* PROBLEM TO WORK ON
Only the lines from the start of the data through the line containing "ax.tick_params(axis='x', pad=6)" should be written out, exactly as they are, with both ends included and the pictures left out.

* SOURCE DATA
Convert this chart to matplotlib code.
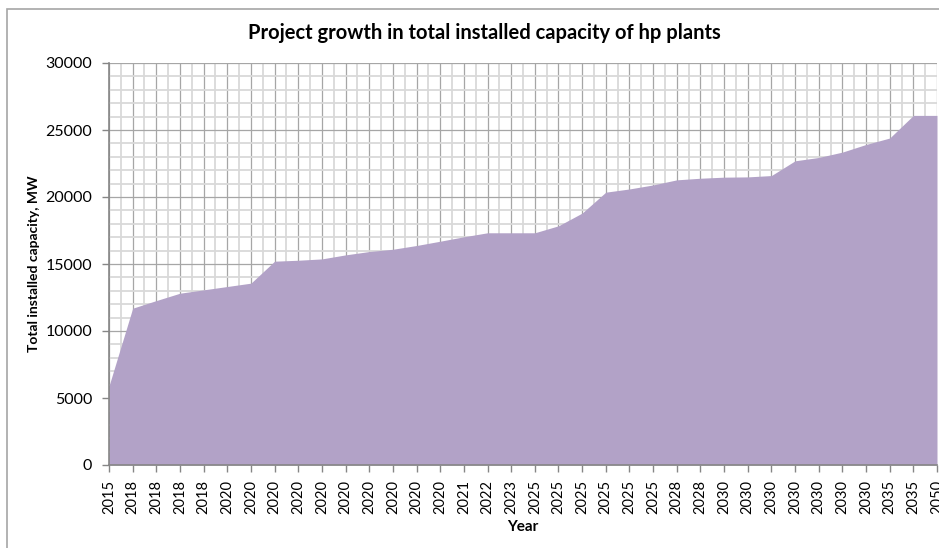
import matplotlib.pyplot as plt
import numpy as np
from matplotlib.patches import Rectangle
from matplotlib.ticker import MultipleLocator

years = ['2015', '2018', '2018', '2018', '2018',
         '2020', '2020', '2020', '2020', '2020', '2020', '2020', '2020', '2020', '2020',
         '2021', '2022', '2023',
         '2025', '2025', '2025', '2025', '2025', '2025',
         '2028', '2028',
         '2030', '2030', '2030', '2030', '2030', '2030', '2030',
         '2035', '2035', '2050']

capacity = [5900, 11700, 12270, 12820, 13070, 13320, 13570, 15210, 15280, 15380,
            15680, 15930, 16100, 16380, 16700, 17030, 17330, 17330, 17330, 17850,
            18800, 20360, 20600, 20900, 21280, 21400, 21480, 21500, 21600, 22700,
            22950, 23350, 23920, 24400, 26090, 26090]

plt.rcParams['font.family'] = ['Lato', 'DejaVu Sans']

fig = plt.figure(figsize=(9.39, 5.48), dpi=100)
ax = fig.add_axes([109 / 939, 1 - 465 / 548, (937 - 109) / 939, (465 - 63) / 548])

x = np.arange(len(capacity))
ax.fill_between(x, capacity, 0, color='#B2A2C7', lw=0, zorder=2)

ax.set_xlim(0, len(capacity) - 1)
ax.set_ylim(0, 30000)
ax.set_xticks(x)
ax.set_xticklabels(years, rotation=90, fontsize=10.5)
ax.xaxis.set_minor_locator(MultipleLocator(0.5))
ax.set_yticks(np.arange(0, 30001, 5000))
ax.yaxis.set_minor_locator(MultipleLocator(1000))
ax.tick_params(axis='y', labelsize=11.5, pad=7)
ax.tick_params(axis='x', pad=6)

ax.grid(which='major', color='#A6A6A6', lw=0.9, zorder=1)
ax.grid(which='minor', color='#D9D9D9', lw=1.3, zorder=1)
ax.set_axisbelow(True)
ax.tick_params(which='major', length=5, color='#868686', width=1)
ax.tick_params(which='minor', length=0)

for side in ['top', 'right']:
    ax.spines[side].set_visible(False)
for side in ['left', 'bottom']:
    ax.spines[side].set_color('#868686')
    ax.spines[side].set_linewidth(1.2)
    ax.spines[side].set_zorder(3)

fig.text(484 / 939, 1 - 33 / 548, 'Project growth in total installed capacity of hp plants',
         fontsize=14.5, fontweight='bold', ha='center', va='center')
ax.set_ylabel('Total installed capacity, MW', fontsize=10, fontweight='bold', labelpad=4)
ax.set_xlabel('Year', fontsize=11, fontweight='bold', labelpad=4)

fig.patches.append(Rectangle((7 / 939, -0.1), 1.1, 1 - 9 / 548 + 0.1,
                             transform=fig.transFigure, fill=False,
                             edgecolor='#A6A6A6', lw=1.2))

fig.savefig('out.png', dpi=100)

* SOLVED PROBLEM
Convert this chart to matplotlib code.
import matplotlib.pyplot as plt
import numpy as np
from matplotlib.patches import Rectangle
from matplotlib.ticker import MultipleLocator

years = ['2015', '2018', '2018', '2018', '2018',
         '2020', '2020', '2020', '2020', '2020', '2020', '2020', '2020', '2020', '2020',
         '2021', '2022', '2023',
         '2025', '2025', '2025', '2025', '2025', '2025',
         '2028', '2028',
         '2030', '2030', '2030', '2030', '2030', '2030', '2030',
         '2035', '2035', '2050']

capacity = [5900, 11700, 12270, 12820, 13070, 13320, 13570, 15210, 15280, 15380,
            15680, 15930, 16100, 16380, 16700, 17030, 17330, 17330, 17330, 17850,
            18800, 20360, 20600, 20900, 21280, 21400, 21480, 21500, 21600, 22700,
            22950, 23350, 23920, 24400, 26090, 26090]

plt.rcParams['font.family'] = ['Lato', 'DejaVu Sans']

fig = plt.figure(figsize=(9.39, 5.48), dpi=100)
ax = fig.add_axes([109 / 939, 1 - 465 / 548, (937 - 109) / 939, (465 - 63) / 548])

x = np.arange(len(capacity))
ax.fill_between(x, capacity, 0, color='#B2A2C7', lw=0, zorder=2)

ax.set_xlim(0, len(capacity) - 1)
ax.set_ylim(0, 30000)
ax.set_xticks(x)
ax.set_xticklabels(years, rotation=90, fontsize=10.5)
ax.xaxis.set_minor_locator(MultipleLocator(0.5))
ax.set_yticks(np.arange(0, 30001, 5000))
ax.yaxis.set_minor_locator(MultipleLocator(1000))
ax.tick_params(axis='y', labelsize=11.5, pad=7)
ax.tick_params(axis='x', pad=6)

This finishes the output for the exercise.